When I was in third grade, the school bully lived in my neighborhood. I didn’t know that when I saw him standing on top of the jungle gym on the playground with his arms outstretched in a victory V. He was bigger than the other boys in my class. He didn’t fit in, and he evoked a complex mixture of emotions in me: fear, awe, anxiety, confused compassion.

I learned that our backyards adjoined at the corners, separated by two rows of bushes that grew together at the top, making for a not-so-secret cave-fort beneath them. One day he spied me hanging out in the fort and invited me over to swing. I loved to swing, and we didn’t have a swing set. Whatever reservations I had about him were quickly tamped down by my desire to have fun, and I crossed the threshold into his backyard. We didn’t say much to each other, and I don’t remember ever going there again. 

During this season of celebrating light, we look more deeply into the heart of darkness, the shadows, and we seek illumination. The distribution of it, like so much, is inequitable and inconsistent. Abuse and injustice, illness and loss, poverty and violence—all of that and more–can cause the most vital light, that which flames within, to be dimmed. Those of us who have received, and continue to receive more light, are called upon to kindle embers that threaten to become ash, including our own.

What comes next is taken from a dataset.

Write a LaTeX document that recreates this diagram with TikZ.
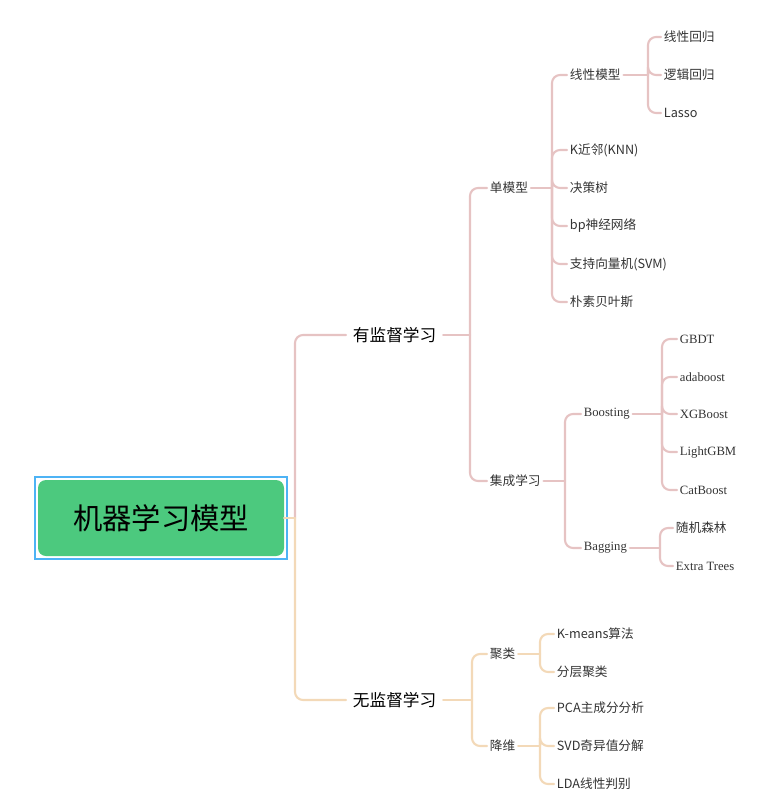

The bully was a foster child . We were both broken in our different ways. He was kind to me and my brothers. We saw the light in him that our classmates didn’t. Forever after that time I soared on a swing in his backyard, I saw him as a protector, a light bearer rather than someone in shadow.

The play of light and shadow is not seasonal, but the lighting of candles and festivals of light all around the world this time of year bring what we anticipate and long for–beauty, joy and hope–reflecting what flames within and wants to shine so brilliantly, illuminating shadow, magnifying light.

One Reply to “”

  1. This is so beautiful, Jan. I cannot believe I almost missed reading it. So happy I caught it in my cluttered inbox mess.
    Thank you for sharing your story and your heart. You are a light in all our lives. And I am so grateful.